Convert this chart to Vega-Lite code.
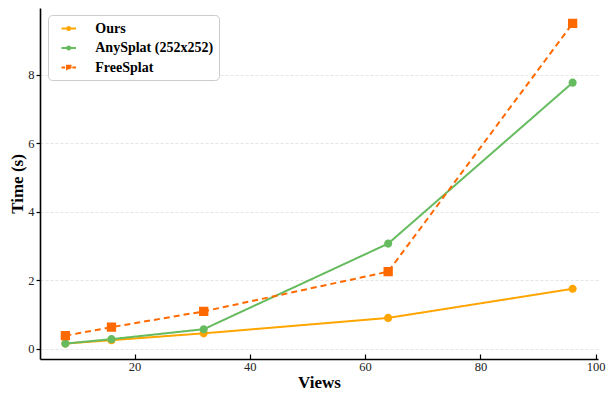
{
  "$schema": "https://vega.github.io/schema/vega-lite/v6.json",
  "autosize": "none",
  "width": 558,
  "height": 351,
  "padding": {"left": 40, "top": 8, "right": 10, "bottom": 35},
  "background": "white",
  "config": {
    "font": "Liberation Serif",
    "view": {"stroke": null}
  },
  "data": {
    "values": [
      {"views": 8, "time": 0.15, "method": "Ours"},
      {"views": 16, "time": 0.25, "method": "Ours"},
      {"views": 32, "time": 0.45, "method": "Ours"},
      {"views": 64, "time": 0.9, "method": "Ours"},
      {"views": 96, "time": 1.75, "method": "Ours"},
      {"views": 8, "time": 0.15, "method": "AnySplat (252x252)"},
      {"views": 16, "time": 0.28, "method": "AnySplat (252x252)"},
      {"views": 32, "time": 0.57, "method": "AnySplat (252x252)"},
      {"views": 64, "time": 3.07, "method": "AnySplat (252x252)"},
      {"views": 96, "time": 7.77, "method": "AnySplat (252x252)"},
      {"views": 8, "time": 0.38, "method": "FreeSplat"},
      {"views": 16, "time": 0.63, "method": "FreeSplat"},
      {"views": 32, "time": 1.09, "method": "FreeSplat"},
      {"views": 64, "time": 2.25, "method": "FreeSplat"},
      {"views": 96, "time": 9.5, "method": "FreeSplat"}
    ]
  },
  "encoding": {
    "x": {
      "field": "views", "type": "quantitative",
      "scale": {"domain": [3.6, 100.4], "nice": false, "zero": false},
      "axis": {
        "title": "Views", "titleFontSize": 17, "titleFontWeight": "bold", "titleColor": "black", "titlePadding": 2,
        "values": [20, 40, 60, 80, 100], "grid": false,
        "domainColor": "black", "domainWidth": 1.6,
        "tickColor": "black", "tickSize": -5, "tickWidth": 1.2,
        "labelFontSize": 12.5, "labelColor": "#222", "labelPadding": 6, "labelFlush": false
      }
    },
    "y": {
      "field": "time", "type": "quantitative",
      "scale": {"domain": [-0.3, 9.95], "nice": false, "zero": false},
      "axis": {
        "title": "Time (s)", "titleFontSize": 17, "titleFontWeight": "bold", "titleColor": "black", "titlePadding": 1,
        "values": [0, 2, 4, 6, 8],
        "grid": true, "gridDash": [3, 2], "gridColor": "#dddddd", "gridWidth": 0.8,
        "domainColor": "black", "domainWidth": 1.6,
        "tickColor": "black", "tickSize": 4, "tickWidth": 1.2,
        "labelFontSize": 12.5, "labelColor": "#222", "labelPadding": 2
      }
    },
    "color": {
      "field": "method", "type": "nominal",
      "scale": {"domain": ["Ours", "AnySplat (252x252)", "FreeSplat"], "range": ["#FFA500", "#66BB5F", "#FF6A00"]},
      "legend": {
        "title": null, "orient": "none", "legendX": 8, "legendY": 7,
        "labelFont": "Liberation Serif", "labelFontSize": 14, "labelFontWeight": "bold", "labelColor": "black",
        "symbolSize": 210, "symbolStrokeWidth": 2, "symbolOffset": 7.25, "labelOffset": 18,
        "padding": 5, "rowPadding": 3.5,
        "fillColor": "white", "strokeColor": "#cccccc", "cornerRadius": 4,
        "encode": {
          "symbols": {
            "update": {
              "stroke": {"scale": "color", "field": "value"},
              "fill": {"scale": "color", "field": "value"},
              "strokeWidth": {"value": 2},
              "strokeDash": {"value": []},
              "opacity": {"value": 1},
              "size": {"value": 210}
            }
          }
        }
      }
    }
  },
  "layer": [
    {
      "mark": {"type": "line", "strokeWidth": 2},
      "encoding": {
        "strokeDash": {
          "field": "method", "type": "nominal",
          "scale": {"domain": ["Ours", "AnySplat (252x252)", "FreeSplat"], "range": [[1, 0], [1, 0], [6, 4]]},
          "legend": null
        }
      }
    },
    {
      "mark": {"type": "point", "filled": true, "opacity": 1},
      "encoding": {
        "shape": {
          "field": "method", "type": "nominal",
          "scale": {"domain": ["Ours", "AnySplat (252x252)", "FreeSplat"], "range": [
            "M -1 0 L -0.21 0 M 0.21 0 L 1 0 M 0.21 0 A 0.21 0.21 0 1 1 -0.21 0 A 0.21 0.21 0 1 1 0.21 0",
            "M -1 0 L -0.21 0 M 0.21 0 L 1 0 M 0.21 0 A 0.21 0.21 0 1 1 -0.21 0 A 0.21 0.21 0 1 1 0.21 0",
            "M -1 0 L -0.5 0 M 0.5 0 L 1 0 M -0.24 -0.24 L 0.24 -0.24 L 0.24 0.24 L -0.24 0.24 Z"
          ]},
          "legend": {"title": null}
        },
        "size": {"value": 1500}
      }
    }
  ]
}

* What you will do
Write out the listing above again, exactly, but with no pictures in the copy.

* Solution
Convert this chart to Vega-Lite code.
{
  "$schema": "https://vega.github.io/schema/vega-lite/v6.json",
  "autosize": "none",
  "width": 558,
  "height": 351,
  "padding": {"left": 40, "top": 8, "right": 10, "bottom": 35},
  "background": "white",
  "config": {
    "font": "Liberation Serif",
    "view": {"stroke": null}
  },
  "data": {
    "values": [
      {"views": 8, "time": 0.15, "method": "Ours"},
      {"views": 16, "time": 0.25, "method": "Ours"},
      {"views": 32, "time": 0.45, "method": "Ours"},
      {"views": 64, "time": 0.9, "method": "Ours"},
      {"views": 96, "time": 1.75, "method": "Ours"},
      {"views": 8, "time": 0.15, "method": "AnySplat (252x252)"},
      {"views": 16, "time": 0.28, "method": "AnySplat (252x252)"},
      {"views": 32, "time": 0.57, "method": "AnySplat (252x252)"},
      {"views": 64, "time": 3.07, "method": "AnySplat (252x252)"},
      {"views": 96, "time": 7.77, "method": "AnySplat (252x252)"},
      {"views": 8, "time": 0.38, "method": "FreeSplat"},
      {"views": 16, "time": 0.63, "method": "FreeSplat"},
      {"views": 32, "time": 1.09, "method": "FreeSplat"},
      {"views": 64, "time": 2.25, "method": "FreeSplat"},
      {"views": 96, "time": 9.5, "method": "FreeSplat"}
    ]
  },
  "encoding": {
    "x": {
      "field": "views", "type": "quantitative",
      "scale": {"domain": [3.6, 100.4], "nice": false, "zero": false},
      "axis": {
        "title": "Views", "titleFontSize": 17, "titleFontWeight": "bold", "titleColor": "black", "titlePadding": 2,
        "values": [20, 40, 60, 80, 100], "grid": false,
        "domainColor": "black", "domainWidth": 1.6,
        "tickColor": "black", "tickSize": -5, "tickWidth": 1.2,
        "labelFontSize": 12.5, "labelColor": "#222", "labelPadding": 6, "labelFlush": false
      }
    },
    "y": {
      "field": "time", "type": "quantitative",
      "scale": {"domain": [-0.3, 9.95], "nice": false, "zero": false},
      "axis": {
        "title": "Time (s)", "titleFontSize": 17, "titleFontWeight": "bold", "titleColor": "black", "titlePadding": 1,
        "values": [0, 2, 4, 6, 8],
        "grid": true, "gridDash": [3, 2], "gridColor": "#dddddd", "gridWidth": 0.8,
        "domainColor": "black", "domainWidth": 1.6,
        "tickColor": "black", "tickSize": 4, "tickWidth": 1.2,
        "labelFontSize": 12.5, "labelColor": "#222", "labelPadding": 2
      }
    },
    "color": {
      "field": "method", "type": "nominal",
      "scale": {"domain": ["Ours", "AnySplat (252x252)", "FreeSplat"], "range": ["#FFA500", "#66BB5F", "#FF6A00"]},
      "legend": {
        "title": null, "orient": "none", "legendX": 8, "legendY": 7,
        "labelFont": "Liberation Serif", "labelFontSize": 14, "labelFontWeight": "bold", "labelColor": "black",
        "symbolSize": 210, "symbolStrokeWidth": 2, "symbolOffset": 7.25, "labelOffset": 18,
        "padding": 5, "rowPadding": 3.5,
        "fillColor": "white", "strokeColor": "#cccccc", "cornerRadius": 4,
        "encode": {
          "symbols": {
            "update": {
              "stroke": {"scale": "color", "field": "value"},
              "fill": {"scale": "color", "field": "value"},
              "strokeWidth": {"value": 2},
              "strokeDash": {"value": []},
              "opacity": {"value": 1},
              "size": {"value": 210}
            }
          }
        }
      }
    }
  },
  "layer": [
    {
      "mark": {"type": "line", "strokeWidth": 2},
      "encoding": {
        "strokeDash": {
          "field": "method", "type": "nominal",
          "scale": {"domain": ["Ours", "AnySplat (252x252)", "FreeSplat"], "range": [[1, 0], [1, 0], [6, 4]]},
          "legend": null
        }
      }
    },
    {
      "mark": {"type": "point", "filled": true, "opacity": 1},
      "encoding": {
        "shape": {
          "field": "method", "type": "nominal",
          "scale": {"domain": ["Ours", "AnySplat (252x252)", "FreeSplat"], "range": [
            "M -1 0 L -0.21 0 M 0.21 0 L 1 0 M 0.21 0 A 0.21 0.21 0 1 1 -0.21 0 A 0.21 0.21 0 1 1 0.21 0",
            "M -1 0 L -0.21 0 M 0.21 0 L 1 0 M 0.21 0 A 0.21 0.21 0 1 1 -0.21 0 A 0.21 0.21 0 1 1 0.21 0",
            "M -1 0 L -0.5 0 M 0.5 0 L 1 0 M -0.24 -0.24 L 0.24 -0.24 L 0.24 0.24 L -0.24 0.24 Z"
          ]},
          "legend": {"title": null}
        },
        "size": {"value": 1500}
      }
    }
  ]
}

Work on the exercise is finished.